Data lines
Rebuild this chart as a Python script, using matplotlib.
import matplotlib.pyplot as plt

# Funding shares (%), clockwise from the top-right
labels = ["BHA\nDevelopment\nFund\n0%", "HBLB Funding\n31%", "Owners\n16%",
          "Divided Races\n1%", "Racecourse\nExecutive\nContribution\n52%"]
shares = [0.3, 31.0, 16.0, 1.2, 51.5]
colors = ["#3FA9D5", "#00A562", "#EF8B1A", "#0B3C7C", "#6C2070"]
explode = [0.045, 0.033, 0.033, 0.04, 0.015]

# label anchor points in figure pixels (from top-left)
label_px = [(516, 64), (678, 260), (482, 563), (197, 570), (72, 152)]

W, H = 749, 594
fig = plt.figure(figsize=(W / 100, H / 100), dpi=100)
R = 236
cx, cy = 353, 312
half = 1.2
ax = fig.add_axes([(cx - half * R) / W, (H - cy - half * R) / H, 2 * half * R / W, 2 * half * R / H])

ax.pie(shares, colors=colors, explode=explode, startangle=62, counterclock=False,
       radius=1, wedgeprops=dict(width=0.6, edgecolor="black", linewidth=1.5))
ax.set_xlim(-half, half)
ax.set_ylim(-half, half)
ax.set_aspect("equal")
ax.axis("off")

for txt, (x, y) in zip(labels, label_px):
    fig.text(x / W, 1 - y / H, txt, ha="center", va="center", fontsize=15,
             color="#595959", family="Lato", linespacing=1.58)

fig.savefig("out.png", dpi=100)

...

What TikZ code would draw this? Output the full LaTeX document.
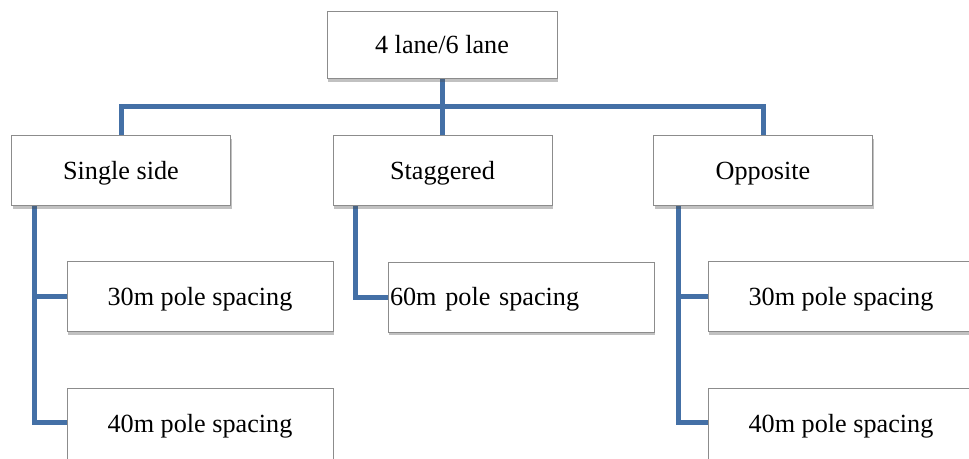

...

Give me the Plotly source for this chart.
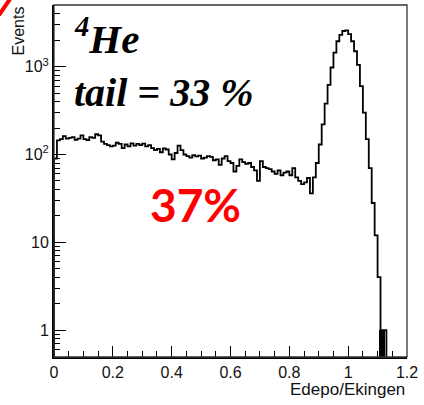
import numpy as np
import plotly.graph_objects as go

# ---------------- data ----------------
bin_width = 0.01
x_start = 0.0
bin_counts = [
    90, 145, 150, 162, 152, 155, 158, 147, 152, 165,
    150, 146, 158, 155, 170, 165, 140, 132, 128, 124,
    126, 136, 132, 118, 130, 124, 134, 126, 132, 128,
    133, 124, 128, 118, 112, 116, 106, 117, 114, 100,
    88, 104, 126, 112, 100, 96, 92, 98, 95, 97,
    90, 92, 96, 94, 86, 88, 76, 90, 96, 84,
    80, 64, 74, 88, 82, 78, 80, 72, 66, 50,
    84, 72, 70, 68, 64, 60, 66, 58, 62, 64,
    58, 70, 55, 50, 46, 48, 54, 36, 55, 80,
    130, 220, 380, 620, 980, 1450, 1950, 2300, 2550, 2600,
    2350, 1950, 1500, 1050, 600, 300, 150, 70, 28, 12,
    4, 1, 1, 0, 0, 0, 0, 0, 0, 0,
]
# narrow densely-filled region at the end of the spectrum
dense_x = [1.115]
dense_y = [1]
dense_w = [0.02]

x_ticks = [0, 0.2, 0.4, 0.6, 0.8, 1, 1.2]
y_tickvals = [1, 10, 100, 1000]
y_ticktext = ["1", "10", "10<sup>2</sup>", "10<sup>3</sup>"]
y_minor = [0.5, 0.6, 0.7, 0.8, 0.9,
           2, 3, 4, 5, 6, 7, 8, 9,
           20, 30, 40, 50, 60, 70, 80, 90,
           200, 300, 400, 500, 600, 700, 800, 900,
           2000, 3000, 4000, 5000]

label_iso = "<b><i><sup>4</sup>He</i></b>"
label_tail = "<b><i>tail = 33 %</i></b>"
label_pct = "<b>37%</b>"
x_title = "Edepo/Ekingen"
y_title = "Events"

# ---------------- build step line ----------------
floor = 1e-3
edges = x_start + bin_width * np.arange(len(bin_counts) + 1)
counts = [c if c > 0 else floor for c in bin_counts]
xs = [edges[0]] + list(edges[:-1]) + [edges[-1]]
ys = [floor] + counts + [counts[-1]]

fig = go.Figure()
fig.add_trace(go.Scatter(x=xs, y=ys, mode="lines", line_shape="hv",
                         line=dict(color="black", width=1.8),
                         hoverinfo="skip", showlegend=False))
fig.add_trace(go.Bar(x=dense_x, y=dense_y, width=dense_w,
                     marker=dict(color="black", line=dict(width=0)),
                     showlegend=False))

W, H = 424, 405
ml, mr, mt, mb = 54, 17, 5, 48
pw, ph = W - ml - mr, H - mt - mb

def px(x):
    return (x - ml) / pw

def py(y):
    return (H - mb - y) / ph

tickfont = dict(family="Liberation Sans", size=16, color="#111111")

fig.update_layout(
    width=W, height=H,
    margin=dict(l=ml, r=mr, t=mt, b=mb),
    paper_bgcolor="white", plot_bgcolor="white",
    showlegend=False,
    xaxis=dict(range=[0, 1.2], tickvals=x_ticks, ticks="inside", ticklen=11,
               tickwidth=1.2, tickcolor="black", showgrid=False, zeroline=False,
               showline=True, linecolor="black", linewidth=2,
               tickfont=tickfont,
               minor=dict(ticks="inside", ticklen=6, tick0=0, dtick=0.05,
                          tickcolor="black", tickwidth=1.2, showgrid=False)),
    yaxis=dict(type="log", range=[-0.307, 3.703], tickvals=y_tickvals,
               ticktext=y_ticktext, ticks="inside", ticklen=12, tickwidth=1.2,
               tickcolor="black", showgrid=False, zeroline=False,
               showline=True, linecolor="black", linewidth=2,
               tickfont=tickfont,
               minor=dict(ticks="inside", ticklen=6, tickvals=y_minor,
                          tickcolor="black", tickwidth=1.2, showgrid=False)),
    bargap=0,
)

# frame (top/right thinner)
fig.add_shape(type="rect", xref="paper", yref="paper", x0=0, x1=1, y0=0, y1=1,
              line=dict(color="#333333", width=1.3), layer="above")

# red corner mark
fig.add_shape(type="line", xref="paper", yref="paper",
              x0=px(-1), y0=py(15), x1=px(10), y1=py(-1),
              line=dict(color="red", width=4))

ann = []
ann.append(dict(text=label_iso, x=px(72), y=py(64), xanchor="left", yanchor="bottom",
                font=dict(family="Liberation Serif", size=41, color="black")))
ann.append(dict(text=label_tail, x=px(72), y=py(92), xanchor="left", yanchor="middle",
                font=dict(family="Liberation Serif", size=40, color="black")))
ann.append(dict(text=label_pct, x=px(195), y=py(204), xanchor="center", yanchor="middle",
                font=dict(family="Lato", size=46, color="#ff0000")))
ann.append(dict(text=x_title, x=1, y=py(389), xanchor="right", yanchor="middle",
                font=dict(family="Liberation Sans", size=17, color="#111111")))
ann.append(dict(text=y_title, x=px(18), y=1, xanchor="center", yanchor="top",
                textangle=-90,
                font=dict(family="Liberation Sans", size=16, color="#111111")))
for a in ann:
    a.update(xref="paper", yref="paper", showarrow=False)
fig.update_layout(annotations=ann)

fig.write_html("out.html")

Exercise instructions
Of the entries listed above, reproduce only the lines starting at the line containing "Rebuild this chart" and ending at the line containing "import matplotlib.pyplot as plt". Include both, exactly as they stand.

Solution to the problem
Rebuild this chart as a Python script, using matplotlib.
import matplotlib.pyplot as plt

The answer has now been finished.